→ DIRECTION
Can you write out all the lines word for word, with no pictures?

→ COLLECTED DATA
+ + + +

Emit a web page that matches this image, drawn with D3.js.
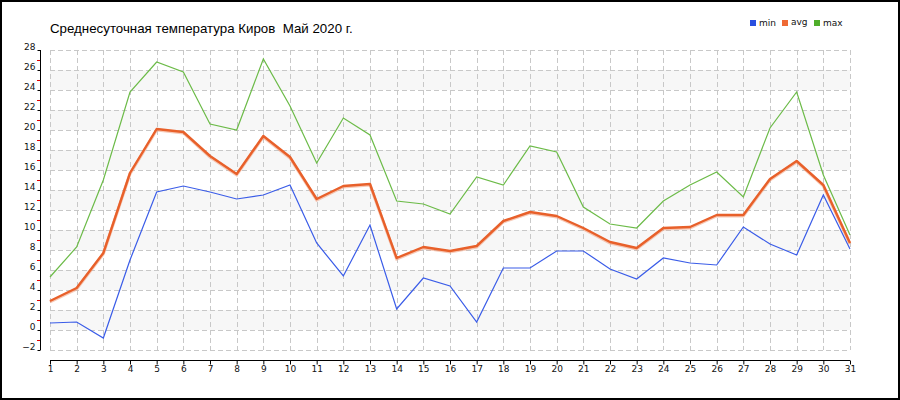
<!DOCTYPE html>
<html><head><meta charset="utf-8">
<script src="https://cdn.jsdelivr.net/npm/d3@7/dist/d3.min.js"></script>
<style>body{margin:0;background:#fff}svg{display:block}</style>
</head><body>
<svg id="chart" width="900" height="400"></svg>
<script>
const title = "Среднесуточная температура Киров  Май 2020 г.";
const days = d3.range(1, 32);
const minVals = [0.7,0.8,-0.8,7.0,13.8,14.4,13.8,13.1,13.5,14.5,8.7,5.4,10.5,2.1,5.2,4.4,0.8,6.2,6.2,7.9,7.9,6.1,5.1,7.2,6.7,6.5,10.3,8.6,7.5,13.5,8.1];
const avgVals = [2.9,4.2,7.7,15.7,20.1,19.8,17.4,15.6,19.4,17.3,13.1,14.4,14.6,7.2,8.3,7.9,8.4,10.9,11.8,11.4,10.2,8.8,8.2,10.2,10.3,11.5,11.5,15.1,16.9,14.5,8.7];
const maxVals = [5.3,8.3,15.0,23.8,26.8,25.8,20.6,20.0,27.1,22.4,16.7,21.2,19.5,12.9,12.6,11.6,15.3,14.5,18.4,17.8,12.3,10.6,10.2,12.9,14.5,15.8,13.3,20.2,23.8,15.5,9.5];
const yTicks = d3.range(-2, 29, 2);
const seriesNames = ["min","avg","max"];
const seriesColors = ["#3a5ce8","#e8602a","#6cbb48"];
const legendColors = ["#2a4fe0","#ef6a35","#4fae2a"];

const svg = d3.select("#chart");
const x = d3.scaleLinear().domain([1,31]).range([50,850]);
const y = d3.scaleLinear().domain([-2,28]).range([350,50]);

// bands
const bands = d3.range(0, 28, 4);
svg.append("g").selectAll("rect").data(bands).join("rect")
  .attr("x", x(1)).attr("width", x(31)-x(1))
  .attr("y", d => y(d+2)).attr("height", d => y(d)-y(d+2))
  .attr("fill", "#f7f7f7");

// grid
const grid = svg.append("g").attr("stroke","#c8c8c8").attr("stroke-dasharray","5,3").attr("stroke-width",1);
grid.selectAll("line.h").data(yTicks).join("line").attr("class","h")
  .attr("x1", x(1)).attr("x2", x(31))
  .attr("y1", d => Math.round(y(d))+0.5).attr("y2", d => Math.round(y(d))+0.5);
grid.selectAll("line.v").data(days).join("line").attr("class","v")
  .attr("y1", y(28)).attr("y2", y(-2))
  .attr("x1", d => Math.round(x(d))+0.5).attr("x2", d => Math.round(x(d))+0.5);

// axes
const fontFam = "'DejaVu Sans', Verdana, sans-serif";
const yAxis = svg.append("g").attr("transform","translate(40.5,0)")
  .call(d3.axisLeft(y).tickValues(yTicks).tickSize(3).tickPadding(2).tickFormat(d3.format("d")));
yAxis.select(".domain").attr("stroke","#000").attr("d", `M0,${y(28)}V${y(-2)}`);
yAxis.selectAll("text").attr("font-size","9px").attr("font-family",fontFam).attr("fill","#111").attr("dy","-0.05em");
// minor red ticks
svg.append("g").selectAll("line").data(d3.range(-1, 28, 2)).join("line")
  .attr("x1", 37).attr("x2", 40)
  .attr("y1", d => Math.round(y(d))+0.5).attr("y2", d => Math.round(y(d))+0.5)
  .attr("stroke","#e00000");

const xAxis = svg.append("g").attr("transform","translate(0,360.5)")
  .call(d3.axisBottom(x).tickValues(days).tickSize(4).tickPadding(1).tickFormat(d3.format("d")));
xAxis.select(".domain").attr("stroke","#000").attr("d", `M${x(1)},0H${x(31)}`);
xAxis.selectAll("text").attr("font-size","9px").attr("font-family",fontFam).attr("fill","#111");

// lines
const line = vals => d3.line().x((d,i) => x(days[i])).y(d => y(d))(vals);
svg.append("path").attr("d", line(minVals)).attr("fill","none").attr("stroke",seriesColors[0]).attr("stroke-width",1.2);
svg.append("path").attr("d", line(maxVals)).attr("fill","none").attr("stroke",seriesColors[2]).attr("stroke-width",1.2);
svg.append("path").attr("d", line(avgVals)).attr("transform","translate(0,1)").attr("fill","none").attr("stroke","#f2a585").attr("stroke-width",3).attr("opacity",0.6);
svg.append("path").attr("d", line(avgVals)).attr("fill","none").attr("stroke",seriesColors[1]).attr("stroke-width",2.4).attr("stroke-linejoin","round");

// title
svg.append("text").attr("x",50).attr("y",33).text(title)
  .style("white-space","pre")
  .attr("font-family","'Liberation Sans', Arial, sans-serif").attr("font-size","13.3px").attr("fill","#000");

// legend
const lg = svg.append("g");
const lx = [750, 782, 814];
seriesNames.forEach((n,i) => {
  lg.append("rect").attr("x", lx[i]).attr("y", 20).attr("width",6).attr("height",6).attr("fill", legendColors[i]);
  lg.append("text").attr("x", lx[i]+9).attr("y", n==="avg" ? 25 : 26).text(n)
    .attr("font-family",fontFam).attr("font-size","9px").attr("fill","#111");
});

// border
svg.append("rect").attr("x",1).attr("y",1).attr("width",898).attr("height",398)
  .attr("fill","none").attr("stroke","#000").attr("stroke-width",2);
</script>
</body></html>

+ + + +

→ FULL ANSWER
Emit a web page that matches this image, drawn with D3.js.
<!DOCTYPE html>
<html><head><meta charset="utf-8">
<script src="https://cdn.jsdelivr.net/npm/d3@7/dist/d3.min.js"></script>
<style>body{margin:0;background:#fff}svg{display:block}</style>
</head><body>
<svg id="chart" width="900" height="400"></svg>
<script>
const title = "Среднесуточная температура Киров  Май 2020 г.";
const days = d3.range(1, 32);
const minVals = [0.7,0.8,-0.8,7.0,13.8,14.4,13.8,13.1,13.5,14.5,8.7,5.4,10.5,2.1,5.2,4.4,0.8,6.2,6.2,7.9,7.9,6.1,5.1,7.2,6.7,6.5,10.3,8.6,7.5,13.5,8.1];
const avgVals = [2.9,4.2,7.7,15.7,20.1,19.8,17.4,15.6,19.4,17.3,13.1,14.4,14.6,7.2,8.3,7.9,8.4,10.9,11.8,11.4,10.2,8.8,8.2,10.2,10.3,11.5,11.5,15.1,16.9,14.5,8.7];
const maxVals = [5.3,8.3,15.0,23.8,26.8,25.8,20.6,20.0,27.1,22.4,16.7,21.2,19.5,12.9,12.6,11.6,15.3,14.5,18.4,17.8,12.3,10.6,10.2,12.9,14.5,15.8,13.3,20.2,23.8,15.5,9.5];
const yTicks = d3.range(-2, 29, 2);
const seriesNames = ["min","avg","max"];
const seriesColors = ["#3a5ce8","#e8602a","#6cbb48"];
const legendColors = ["#2a4fe0","#ef6a35","#4fae2a"];

const svg = d3.select("#chart");
const x = d3.scaleLinear().domain([1,31]).range([50,850]);
const y = d3.scaleLinear().domain([-2,28]).range([350,50]);

// bands
const bands = d3.range(0, 28, 4);
svg.append("g").selectAll("rect").data(bands).join("rect")
  .attr("x", x(1)).attr("width", x(31)-x(1))
  .attr("y", d => y(d+2)).attr("height", d => y(d)-y(d+2))
  .attr("fill", "#f7f7f7");

// grid
const grid = svg.append("g").attr("stroke","#c8c8c8").attr("stroke-dasharray","5,3").attr("stroke-width",1);
grid.selectAll("line.h").data(yTicks).join("line").attr("class","h")
  .attr("x1", x(1)).attr("x2", x(31))
  .attr("y1", d => Math.round(y(d))+0.5).attr("y2", d => Math.round(y(d))+0.5);
grid.selectAll("line.v").data(days).join("line").attr("class","v")
  .attr("y1", y(28)).attr("y2", y(-2))
  .attr("x1", d => Math.round(x(d))+0.5).attr("x2", d => Math.round(x(d))+0.5);

// axes
const fontFam = "'DejaVu Sans', Verdana, sans-serif";
const yAxis = svg.append("g").attr("transform","translate(40.5,0)")
  .call(d3.axisLeft(y).tickValues(yTicks).tickSize(3).tickPadding(2).tickFormat(d3.format("d")));
yAxis.select(".domain").attr("stroke","#000").attr("d", `M0,${y(28)}V${y(-2)}`);
yAxis.selectAll("text").attr("font-size","9px").attr("font-family",fontFam).attr("fill","#111").attr("dy","-0.05em");
// minor red ticks
svg.append("g").selectAll("line").data(d3.range(-1, 28, 2)).join("line")
  .attr("x1", 37).attr("x2", 40)
  .attr("y1", d => Math.round(y(d))+0.5).attr("y2", d => Math.round(y(d))+0.5)
  .attr("stroke","#e00000");

const xAxis = svg.append("g").attr("transform","translate(0,360.5)")
  .call(d3.axisBottom(x).tickValues(days).tickSize(4).tickPadding(1).tickFormat(d3.format("d")));
xAxis.select(".domain").attr("stroke","#000").attr("d", `M${x(1)},0H${x(31)}`);
xAxis.selectAll("text").attr("font-size","9px").attr("font-family",fontFam).attr("fill","#111");

// lines
const line = vals => d3.line().x((d,i) => x(days[i])).y(d => y(d))(vals);
svg.append("path").attr("d", line(minVals)).attr("fill","none").attr("stroke",seriesColors[0]).attr("stroke-width",1.2);
svg.append("path").attr("d", line(maxVals)).attr("fill","none").attr("stroke",seriesColors[2]).attr("stroke-width",1.2);
svg.append("path").attr("d", line(avgVals)).attr("transform","translate(0,1)").attr("fill","none").attr("stroke","#f2a585").attr("stroke-width",3).attr("opacity",0.6);
svg.append("path").attr("d", line(avgVals)).attr("fill","none").attr("stroke",seriesColors[1]).attr("stroke-width",2.4).attr("stroke-linejoin","round");

// title
svg.append("text").attr("x",50).attr("y",33).text(title)
  .style("white-space","pre")
  .attr("font-family","'Liberation Sans', Arial, sans-serif").attr("font-size","13.3px").attr("fill","#000");

// legend
const lg = svg.append("g");
const lx = [750, 782, 814];
seriesNames.forEach((n,i) => {
  lg.append("rect").attr("x", lx[i]).attr("y", 20).attr("width",6).attr("height",6).attr("fill", legendColors[i]);
  lg.append("text").attr("x", lx[i]+9).attr("y", n==="avg" ? 25 : 26).text(n)
    .attr("font-family",fontFam).attr("font-size","9px").attr("fill","#111");
});

// border
svg.append("rect").attr("x",1).attr("y",1).attr("width",898).attr("height",398)
  .attr("fill","none").attr("stroke","#000").attr("stroke-width",2);
</script>
</body></html>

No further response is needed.